Conforme refere Salvador da Costa in “O Apoio Judiciário”, 2012, 8.ª Edição, Almedina, «(…) no caso do titular do direito substantivo pedir a nomeação de patrono no quadro do apoio judiciário, a ação considera-se proposta na data em que foi apresentado o referido pedido. Isso significa que, pedida a nomeação de patrono no quadro da proteção jurídica antes do decurso do prazo de caducidade do direito de ação em causa, queda irrelevante o prazo que decorra entre aquele momento e o da propositura da ação pelo patrono que venha a ser nomeado» e «Assim, a circunstância de a ação só ter sido proposta dois anos depois da apresentação nos serviços da Segurança Social do requerimento para a concessão do apoio judiciário na modalidade de patrocínio, é a data daquela apresentação que funciona para impedir o funcionamento da exceção de caducidade do direito de ação».
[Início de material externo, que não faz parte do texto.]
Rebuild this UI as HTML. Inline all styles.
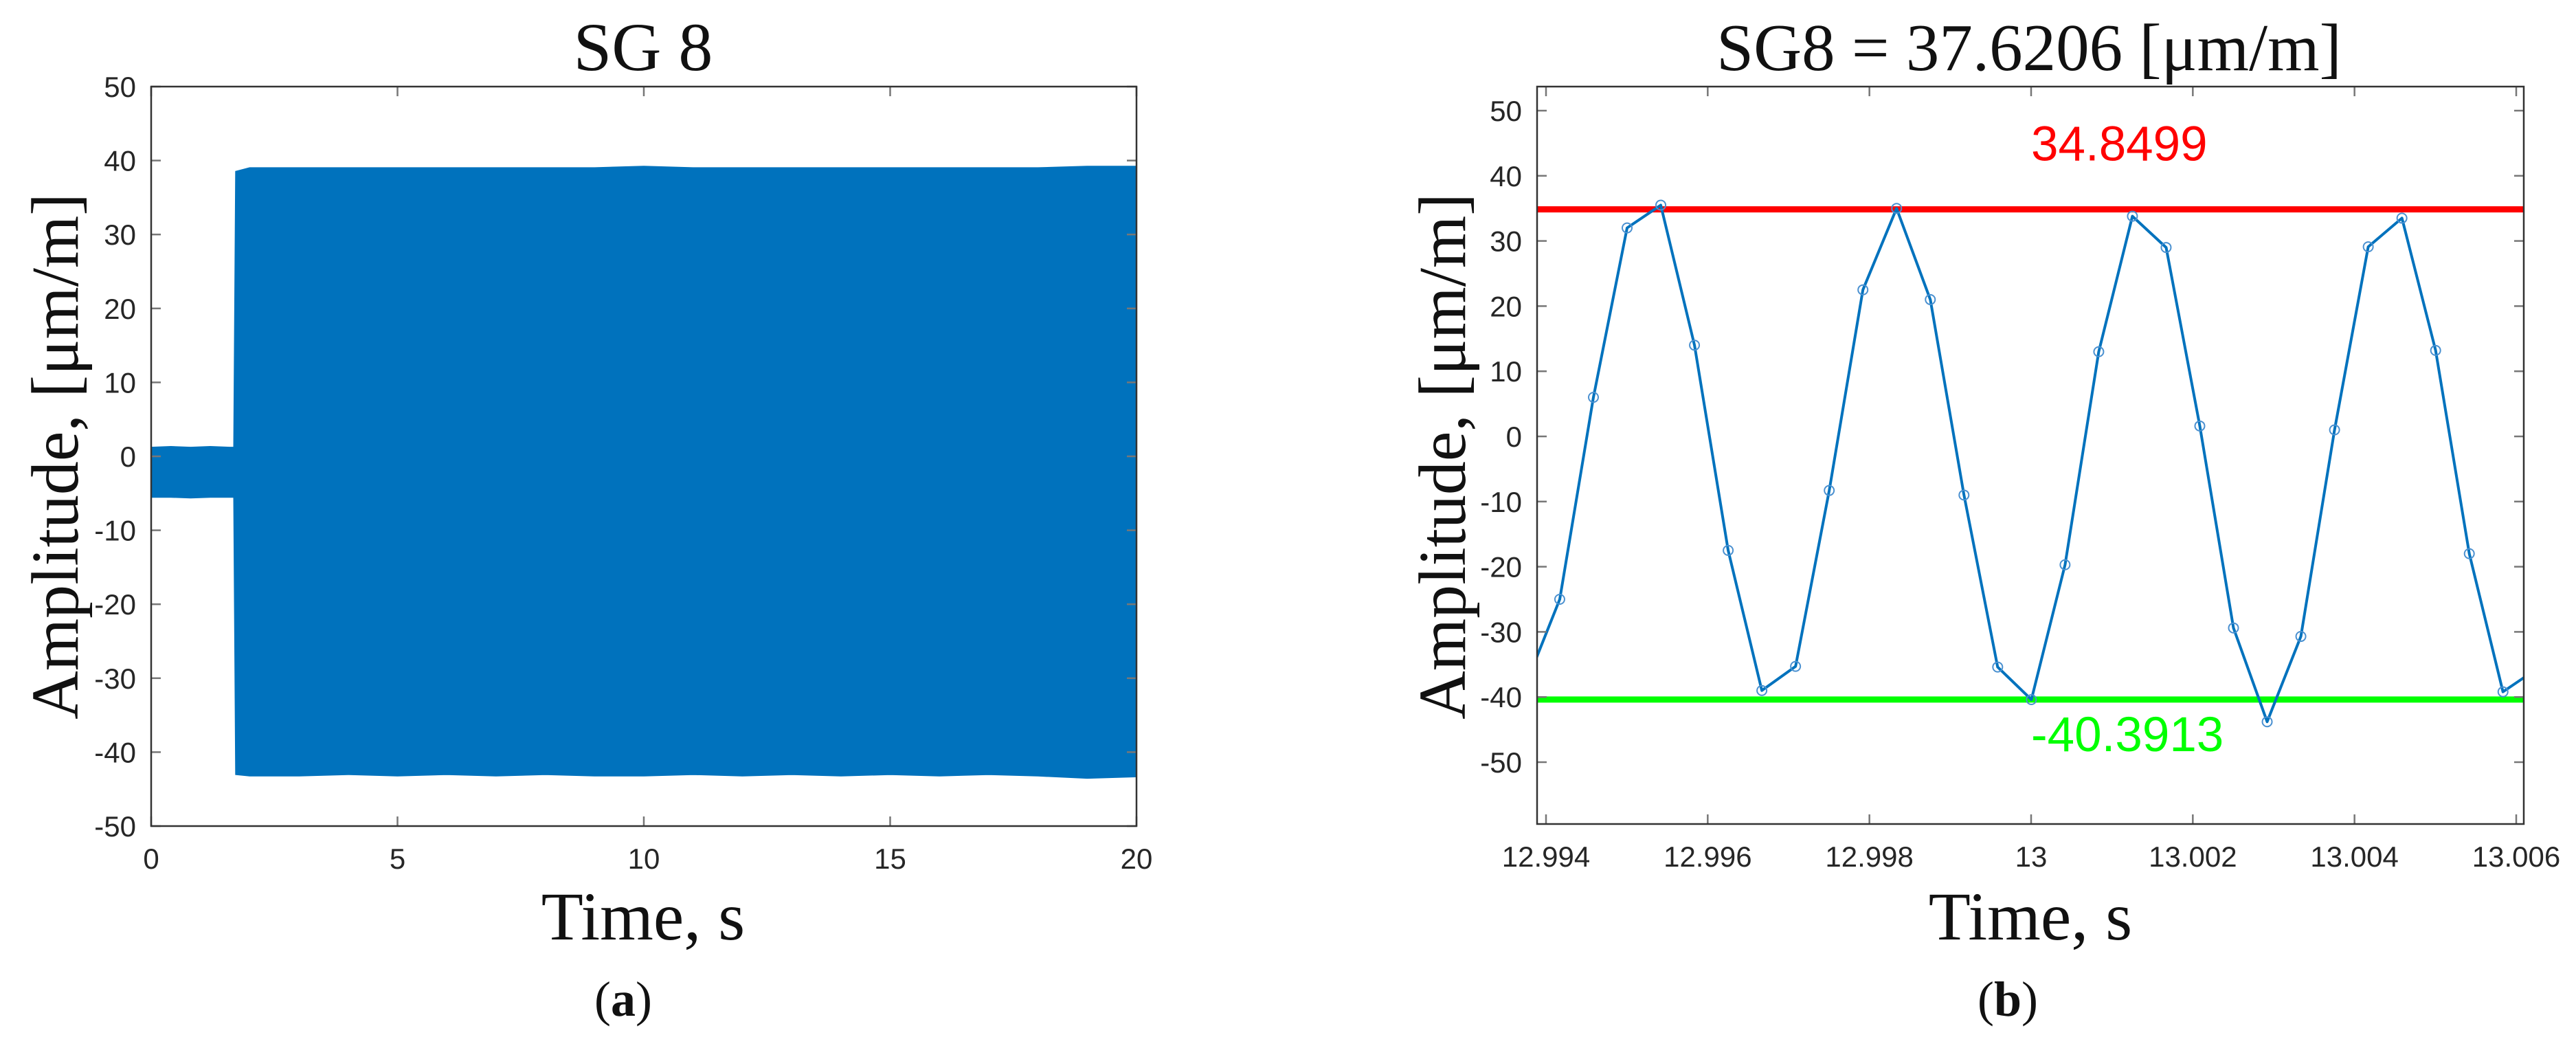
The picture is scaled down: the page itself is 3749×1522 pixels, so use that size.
<!DOCTYPE html>
<html><head><meta charset="utf-8"><style>
html,body{margin:0;padding:0;background:#fff;}
svg{display:block;}
.tick{font-family:"Liberation Sans",Arial,sans-serif;font-size:42px;fill:#262626;}
.ser{font-family:"Liberation Serif","Times New Roman",serif;fill:#111;}
</style></head><body>
<svg id="fig" width="3749" height="1522" viewBox="0 0 3749 1522" xmlns="http://www.w3.org/2000/svg">
<defs>
<clipPath id="clipA"><rect x="220" y="126" width="1434" height="1076"/></clipPath>
<clipPath id="clipB"><rect x="2237" y="126" width="1436" height="1073"/></clipPath>
</defs>
<g id="panelA"></g>
<g id="panelB"></g>
<text class="ser" x="936" y="102" font-size="100" text-anchor="middle">SG 8</text>
<text class="ser" x="2953" y="102" font-size="97" text-anchor="middle">SG8 = 37.6206 [μm/m]</text>
<text class="ser" x="936" y="1367" font-size="100" text-anchor="middle" fill="#222">Time, s</text>
<text class="ser" x="2955" y="1367" font-size="100" text-anchor="middle" fill="#222">Time, s</text>
<text class="ser" transform="translate(113,664) rotate(-90)" font-size="98" text-anchor="middle" fill="#222">Amplitude, [μm/m]</text>
<text class="ser" transform="translate(2132,664) rotate(-90)" font-size="98" text-anchor="middle" fill="#222">Amplitude, [μm/m]</text>
<text class="ser" x="907" y="1478" font-size="72" text-anchor="middle">(<tspan font-weight="bold">a</tspan>)</text>
<text class="ser" x="2922" y="1478" font-size="72" text-anchor="middle">(<tspan font-weight="bold">b</tspan>)</text>
</svg>
<script>
// ---- Panel A data (envelope of the signal) ----
const envTimes = [0, 0.4, 0.8, 1.2, 1.6, 1.68, 1.72, 2, 3, 4, 5, 6, 7, 8, 9, 10, 11, 12, 13, 14, 15, 16, 17, 18, 19, 20];
const envUpper = [1.2, 1.3, 1.2, 1.3, 1.2, 1.2, 38.5, 39, 39, 39, 39, 39, 39, 39, 39, 39.2, 39, 39, 39, 39, 39, 39, 39, 39, 39.2, 39.2];
const envLower = [-5.5, -5.5, -5.6, -5.5, -5.5, -5.5, -43, -43.2, -43.2, -43, -43.2, -43, -43.2, -43, -43.2, -43.2, -43, -43.2, -43, -43.2, -43, -43.2, -43, -43.2, -43.5, -43.3];
const xTicksA = [0, 5, 10, 15, 20];
const yTicksA = [-50, -40, -30, -20, -10, 0, 10, 20, 30, 40, 50];

// ---- Panel B data ----
const sampleStart = 12.993753;
const samplePeriod = 1 / 2400;
const sampleValues = [-38, -25, 6, 32, 35.5, 14, -17.5, -39, -35.3, -8.3, 22.5, 35, 21, -9, -35.4, -40.4, -19.7, 13, 33.8, 29, 1.6, -29.4, -43.8, -30.7, 1, 29.1, 33.5, 13.2, -18, -39.2, -35.7];
const maxLevel = 34.8499;
const minLevel = -40.3913;
const maxLabel = ["34.8499"];
const minLabel = ["-40.3913"];
const xTicksB = [12.994, 12.996, 12.998, 13, 13.002, 13.004, 13.006];
const yTicksB = [-50, -40, -30, -20, -10, 0, 10, 20, 30, 40, 50];

const NS = "http://www.w3.org/2000/svg";
function mk(tag, attrs, parent) {
  const e = document.createElementNS(NS, tag);
  for (const k in attrs) e.setAttribute(k, attrs[k]);
  parent.appendChild(e);
  return e;
}
function lin(d0, d1, r0, r1) { return v => r0 + (v - d0) * (r1 - r0) / (d1 - d0); }

// ===== Panel A =====
const gA = document.getElementById('panelA');
const AX = { l: 220, r: 1654, t: 126, b: 1202 };
const xA = lin(0, 20, AX.l, AX.r);
const yA = lin(-50, 50, AX.b, AX.t);
let pts = [];
for (let i = 0; i < envTimes.length; i++) pts.push(xA(envTimes[i]).toFixed(1) + ',' + yA(envUpper[i]).toFixed(1));
for (let i = envTimes.length - 1; i >= 0; i--) pts.push(xA(envTimes[i]).toFixed(1) + ',' + yA(envLower[i]).toFixed(1));
const sigA = mk('polygon', { points: pts.join(' '), fill: '#0072BD', stroke: '#0072BD', 'stroke-width': 2, 'clip-path': 'url(#clipA)' }, gA);



function drawAxes(g, AX, xs, ys, xT, yT, xFmt, tag) {
  xT.forEach(v => {
    const x = xs(v);
    const t1 = mk('line', { x1: x, x2: x, y1: AX.b, y2: AX.b - 14, stroke: '#777', 'stroke-width': 2.5 }, g);
    
    
    mk('line', { x1: x, x2: x, y1: AX.t, y2: AX.t + 14, stroke: '#777', 'stroke-width': 2.5 }, g);
    const lb = mk('text', { x: x, y: AX.b + 62, 'text-anchor': 'middle', class: 'tick' }, g);
    lb.textContent = xFmt(v);
    
    
  });
  yT.forEach(v => {
    const y = ys(v);
    const t1 = mk('line', { x1: AX.l, x2: AX.l + 14, y1: y, y2: y, stroke: '#777', 'stroke-width': 2.5 }, g);
    
    
    mk('line', { x1: AX.r, x2: AX.r - 14, y1: y, y2: y, stroke: '#777', 'stroke-width': 2.5 }, g);
    const lb = mk('text', { x: AX.l - 22, y: y + 15, 'text-anchor': 'end', class: 'tick' }, g);
    lb.textContent = String(v);
    
    
  });
  const box = mk('rect', { x: AX.l, y: AX.t, width: AX.r - AX.l, height: AX.b - AX.t, fill: 'none', stroke: '#333', 'stroke-width': 2.5 }, g);
  
  
}
drawAxes(gA, AX, xA, yA, xTicksA, yTicksA, v => String(v), 'panel-a');

// ===== Panel B =====
const gB = document.getElementById('panelB');
const BX = { l: 2237, r: 3673, t: 126, b: 1199 };
const xB = lin(12.994, 13.006, 2250, 3662);
const yB = lin(0, 50, 635, 161);

const redLine = mk('line', { x1: BX.l, x2: BX.r, y1: yB(maxLevel), y2: yB(maxLevel), stroke: '#FF0000', 'stroke-width': 9 }, gB);


const greenLine = mk('line', { x1: BX.l, x2: BX.r, y1: yB(minLevel), y2: yB(minLevel), stroke: '#00FF00', 'stroke-width': 9 }, gB);



const gSig = mk('g', { 'clip-path': 'url(#clipB)' }, gB);


const lp = sampleValues.map((v, i) => xB(sampleStart + i * samplePeriod).toFixed(1) + ',' + yB(v).toFixed(1));
const pl = mk('polyline', { points: lp.join(' '), fill: 'none', stroke: '#0072BD', 'stroke-width': 4, 'stroke-linejoin': 'round' }, gSig);


sampleValues.forEach((v, i) => {
  const c = mk('circle', { cx: xB(sampleStart + i * samplePeriod), cy: yB(v), r: 7, fill: 'none', stroke: '#4a90d0', 'stroke-width': 2 }, gSig);
  
  
});

const rt = mk('text', { x: xB(13), y: yB(maxLevel) - 71, class: 'tick' }, gB);
rt.setAttribute('style', 'font-size:71px;fill:#FF0000');
rt.textContent = maxLabel[0];


const gt = mk('text', { x: xB(13), y: yB(minLevel) + 75, class: 'tick' }, gB);
gt.setAttribute('style', 'font-size:71px;fill:#00FF00');
gt.textContent = minLabel[0];



drawAxes(gB, BX, xB, yB, xTicksB, yTicksB, v => String(v), 'panel-b');
</script>
</body></html>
Também a jurisprudência desta Secção vem afirmando que «III. A expressão legal – “causa não imputável ao requerente” – contida no falado art.º 323º n.º 2, deve ser interpretada em termos de causalidade objetiva, ou seja, a conduta do requerente só exclui a interrupção da prescrição quando tenha infringido objetivamente a lei, em qualquer termo processual, até à verificação da citação.», acórdão de 20/06/2012, proferido no processo n.º 347/10.8TTVNG.P1.S1 [...].

A ultrapassagem do prazo legalmente previsto para que o patrono nomeado instaure a ação visada com a nomeação não é imputável ao requerente de apoio judiciário, não tendo qualquer relevo relativamente ao regime previsto no n.º 2 do artigo 323.º do Código Civil."